What you need to do: Go through the data and copy every line exactly, but not the images.

— Start —

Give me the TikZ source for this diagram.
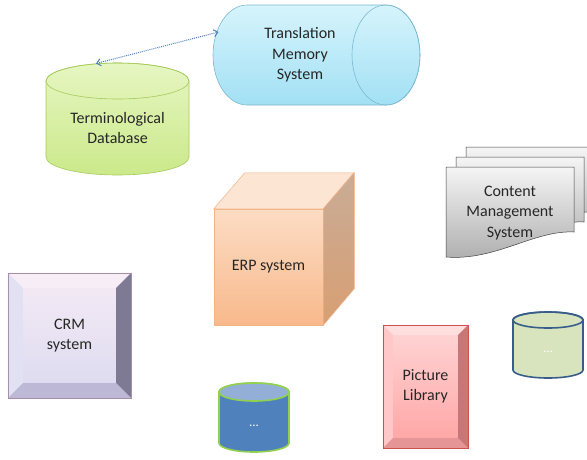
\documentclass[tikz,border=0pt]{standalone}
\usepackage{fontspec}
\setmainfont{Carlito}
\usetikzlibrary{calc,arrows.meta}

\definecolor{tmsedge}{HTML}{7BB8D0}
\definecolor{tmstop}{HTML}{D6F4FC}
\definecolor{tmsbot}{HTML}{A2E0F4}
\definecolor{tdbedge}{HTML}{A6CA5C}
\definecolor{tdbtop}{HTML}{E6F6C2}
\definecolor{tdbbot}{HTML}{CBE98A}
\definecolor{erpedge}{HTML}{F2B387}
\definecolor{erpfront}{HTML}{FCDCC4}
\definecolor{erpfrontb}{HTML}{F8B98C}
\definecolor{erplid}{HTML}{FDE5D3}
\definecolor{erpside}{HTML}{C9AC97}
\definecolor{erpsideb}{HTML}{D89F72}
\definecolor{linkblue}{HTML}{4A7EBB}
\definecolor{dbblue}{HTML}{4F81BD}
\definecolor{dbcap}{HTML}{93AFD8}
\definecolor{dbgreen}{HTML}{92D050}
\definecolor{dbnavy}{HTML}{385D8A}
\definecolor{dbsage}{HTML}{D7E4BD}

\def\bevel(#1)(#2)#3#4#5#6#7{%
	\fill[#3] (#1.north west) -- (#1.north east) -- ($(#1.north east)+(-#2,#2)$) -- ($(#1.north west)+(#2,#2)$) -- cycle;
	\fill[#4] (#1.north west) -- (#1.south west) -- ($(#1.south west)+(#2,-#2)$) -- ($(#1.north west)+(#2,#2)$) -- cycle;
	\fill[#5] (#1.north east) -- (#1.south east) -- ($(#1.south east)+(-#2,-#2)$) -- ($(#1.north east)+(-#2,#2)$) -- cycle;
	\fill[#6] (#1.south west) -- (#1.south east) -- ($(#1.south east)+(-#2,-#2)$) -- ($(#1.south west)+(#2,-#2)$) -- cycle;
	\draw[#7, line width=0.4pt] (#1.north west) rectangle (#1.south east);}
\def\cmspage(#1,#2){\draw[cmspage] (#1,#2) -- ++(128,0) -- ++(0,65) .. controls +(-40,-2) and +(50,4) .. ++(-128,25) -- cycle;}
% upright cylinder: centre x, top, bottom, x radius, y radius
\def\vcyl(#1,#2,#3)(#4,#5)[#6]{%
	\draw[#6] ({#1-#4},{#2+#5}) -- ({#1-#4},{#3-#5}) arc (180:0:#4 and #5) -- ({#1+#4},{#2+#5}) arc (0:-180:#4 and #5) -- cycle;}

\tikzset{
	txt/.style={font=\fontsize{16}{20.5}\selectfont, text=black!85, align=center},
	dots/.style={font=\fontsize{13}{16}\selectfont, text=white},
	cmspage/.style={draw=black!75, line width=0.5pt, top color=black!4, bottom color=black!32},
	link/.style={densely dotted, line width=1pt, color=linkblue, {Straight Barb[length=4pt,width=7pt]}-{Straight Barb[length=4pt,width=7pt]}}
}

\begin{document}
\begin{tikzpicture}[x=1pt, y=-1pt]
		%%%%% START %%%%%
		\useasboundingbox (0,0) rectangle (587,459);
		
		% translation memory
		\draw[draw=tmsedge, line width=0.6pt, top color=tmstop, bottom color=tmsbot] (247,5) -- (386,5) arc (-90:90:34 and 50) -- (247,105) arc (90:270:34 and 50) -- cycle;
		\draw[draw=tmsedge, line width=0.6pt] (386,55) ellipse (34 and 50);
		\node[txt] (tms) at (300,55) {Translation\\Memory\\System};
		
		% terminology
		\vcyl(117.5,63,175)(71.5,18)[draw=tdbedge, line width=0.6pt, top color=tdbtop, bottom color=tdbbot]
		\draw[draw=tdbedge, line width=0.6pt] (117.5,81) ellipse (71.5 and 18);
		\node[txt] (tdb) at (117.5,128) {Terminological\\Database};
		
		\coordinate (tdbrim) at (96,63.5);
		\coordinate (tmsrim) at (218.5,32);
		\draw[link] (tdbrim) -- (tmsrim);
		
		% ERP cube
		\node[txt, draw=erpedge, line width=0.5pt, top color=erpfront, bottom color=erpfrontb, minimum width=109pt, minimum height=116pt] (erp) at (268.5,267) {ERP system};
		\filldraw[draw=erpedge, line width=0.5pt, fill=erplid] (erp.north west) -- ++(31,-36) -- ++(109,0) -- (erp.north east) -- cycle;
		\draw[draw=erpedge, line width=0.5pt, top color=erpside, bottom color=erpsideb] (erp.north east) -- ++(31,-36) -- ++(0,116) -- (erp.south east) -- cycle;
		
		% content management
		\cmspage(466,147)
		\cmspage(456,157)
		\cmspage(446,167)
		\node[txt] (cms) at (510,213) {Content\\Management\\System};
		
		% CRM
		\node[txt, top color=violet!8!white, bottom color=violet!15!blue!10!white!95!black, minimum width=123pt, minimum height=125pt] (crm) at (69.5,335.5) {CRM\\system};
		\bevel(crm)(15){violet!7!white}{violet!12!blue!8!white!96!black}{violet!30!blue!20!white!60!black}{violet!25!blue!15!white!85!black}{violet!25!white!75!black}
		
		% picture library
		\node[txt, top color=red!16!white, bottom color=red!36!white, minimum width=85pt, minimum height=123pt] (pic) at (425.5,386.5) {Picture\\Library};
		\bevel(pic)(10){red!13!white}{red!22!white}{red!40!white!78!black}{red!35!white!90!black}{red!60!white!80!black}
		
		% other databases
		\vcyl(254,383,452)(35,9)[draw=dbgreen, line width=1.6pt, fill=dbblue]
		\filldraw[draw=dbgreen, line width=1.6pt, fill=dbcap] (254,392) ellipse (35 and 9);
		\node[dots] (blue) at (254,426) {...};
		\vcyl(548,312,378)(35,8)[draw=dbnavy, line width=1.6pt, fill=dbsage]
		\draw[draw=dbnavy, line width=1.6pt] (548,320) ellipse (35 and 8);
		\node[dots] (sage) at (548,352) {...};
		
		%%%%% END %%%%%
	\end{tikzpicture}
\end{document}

— End —

Full output:
Give me the TikZ source for this diagram.
\documentclass[tikz,border=0pt]{standalone}
\usepackage{fontspec}
\setmainfont{Carlito}
\usetikzlibrary{calc,arrows.meta}

\definecolor{tmsedge}{HTML}{7BB8D0}
\definecolor{tmstop}{HTML}{D6F4FC}
\definecolor{tmsbot}{HTML}{A2E0F4}
\definecolor{tdbedge}{HTML}{A6CA5C}
\definecolor{tdbtop}{HTML}{E6F6C2}
\definecolor{tdbbot}{HTML}{CBE98A}
\definecolor{erpedge}{HTML}{F2B387}
\definecolor{erpfront}{HTML}{FCDCC4}
\definecolor{erpfrontb}{HTML}{F8B98C}
\definecolor{erplid}{HTML}{FDE5D3}
\definecolor{erpside}{HTML}{C9AC97}
\definecolor{erpsideb}{HTML}{D89F72}
\definecolor{linkblue}{HTML}{4A7EBB}
\definecolor{dbblue}{HTML}{4F81BD}
\definecolor{dbcap}{HTML}{93AFD8}
\definecolor{dbgreen}{HTML}{92D050}
\definecolor{dbnavy}{HTML}{385D8A}
\definecolor{dbsage}{HTML}{D7E4BD}

\def\bevel(#1)(#2)#3#4#5#6#7{%
	\fill[#3] (#1.north west) -- (#1.north east) -- ($(#1.north east)+(-#2,#2)$) -- ($(#1.north west)+(#2,#2)$) -- cycle;
	\fill[#4] (#1.north west) -- (#1.south west) -- ($(#1.south west)+(#2,-#2)$) -- ($(#1.north west)+(#2,#2)$) -- cycle;
	\fill[#5] (#1.north east) -- (#1.south east) -- ($(#1.south east)+(-#2,-#2)$) -- ($(#1.north east)+(-#2,#2)$) -- cycle;
	\fill[#6] (#1.south west) -- (#1.south east) -- ($(#1.south east)+(-#2,-#2)$) -- ($(#1.south west)+(#2,-#2)$) -- cycle;
	\draw[#7, line width=0.4pt] (#1.north west) rectangle (#1.south east);}
\def\cmspage(#1,#2){\draw[cmspage] (#1,#2) -- ++(128,0) -- ++(0,65) .. controls +(-40,-2) and +(50,4) .. ++(-128,25) -- cycle;}
% upright cylinder: centre x, top, bottom, x radius, y radius
\def\vcyl(#1,#2,#3)(#4,#5)[#6]{%
	\draw[#6] ({#1-#4},{#2+#5}) -- ({#1-#4},{#3-#5}) arc (180:0:#4 and #5) -- ({#1+#4},{#2+#5}) arc (0:-180:#4 and #5) -- cycle;}

\tikzset{
	txt/.style={font=\fontsize{16}{20.5}\selectfont, text=black!85, align=center},
	dots/.style={font=\fontsize{13}{16}\selectfont, text=white},
	cmspage/.style={draw=black!75, line width=0.5pt, top color=black!4, bottom color=black!32},
	link/.style={densely dotted, line width=1pt, color=linkblue, {Straight Barb[length=4pt,width=7pt]}-{Straight Barb[length=4pt,width=7pt]}}
}

\begin{document}
\begin{tikzpicture}[x=1pt, y=-1pt]
		%%%%% START %%%%%
		\useasboundingbox (0,0) rectangle (587,459);
		
		% translation memory
		\draw[draw=tmsedge, line width=0.6pt, top color=tmstop, bottom color=tmsbot] (247,5) -- (386,5) arc (-90:90:34 and 50) -- (247,105) arc (90:270:34 and 50) -- cycle;
		\draw[draw=tmsedge, line width=0.6pt] (386,55) ellipse (34 and 50);
		\node[txt] (tms) at (300,55) {Translation\\Memory\\System};
		
		% terminology
		\vcyl(117.5,63,175)(71.5,18)[draw=tdbedge, line width=0.6pt, top color=tdbtop, bottom color=tdbbot]
		\draw[draw=tdbedge, line width=0.6pt] (117.5,81) ellipse (71.5 and 18);
		\node[txt] (tdb) at (117.5,128) {Terminological\\Database};
		
		\coordinate (tdbrim) at (96,63.5);
		\coordinate (tmsrim) at (218.5,32);
		\draw[link] (tdbrim) -- (tmsrim);
		
		% ERP cube
		\node[txt, draw=erpedge, line width=0.5pt, top color=erpfront, bottom color=erpfrontb, minimum width=109pt, minimum height=116pt] (erp) at (268.5,267) {ERP system};
		\filldraw[draw=erpedge, line width=0.5pt, fill=erplid] (erp.north west) -- ++(31,-36) -- ++(109,0) -- (erp.north east) -- cycle;
		\draw[draw=erpedge, line width=0.5pt, top color=erpside, bottom color=erpsideb] (erp.north east) -- ++(31,-36) -- ++(0,116) -- (erp.south east) -- cycle;
		
		% content management
		\cmspage(466,147)
		\cmspage(456,157)
		\cmspage(446,167)
		\node[txt] (cms) at (510,213) {Content\\Management\\System};
		
		% CRM
		\node[txt, top color=violet!8!white, bottom color=violet!15!blue!10!white!95!black, minimum width=123pt, minimum height=125pt] (crm) at (69.5,335.5) {CRM\\system};
		\bevel(crm)(15){violet!7!white}{violet!12!blue!8!white!96!black}{violet!30!blue!20!white!60!black}{violet!25!blue!15!white!85!black}{violet!25!white!75!black}
		
		% picture library
		\node[txt, top color=red!16!white, bottom color=red!36!white, minimum width=85pt, minimum height=123pt] (pic) at (425.5,386.5) {Picture\\Library};
		\bevel(pic)(10){red!13!white}{red!22!white}{red!40!white!78!black}{red!35!white!90!black}{red!60!white!80!black}
		
		% other databases
		\vcyl(254,383,452)(35,9)[draw=dbgreen, line width=1.6pt, fill=dbblue]
		\filldraw[draw=dbgreen, line width=1.6pt, fill=dbcap] (254,392) ellipse (35 and 9);
		\node[dots] (blue) at (254,426) {...};
		\vcyl(548,312,378)(35,8)[draw=dbnavy, line width=1.6pt, fill=dbsage]
		\draw[draw=dbnavy, line width=1.6pt] (548,320) ellipse (35 and 8);
		\node[dots] (sage) at (548,352) {...};
		
		%%%%% END %%%%%
	\end{tikzpicture}
\end{document}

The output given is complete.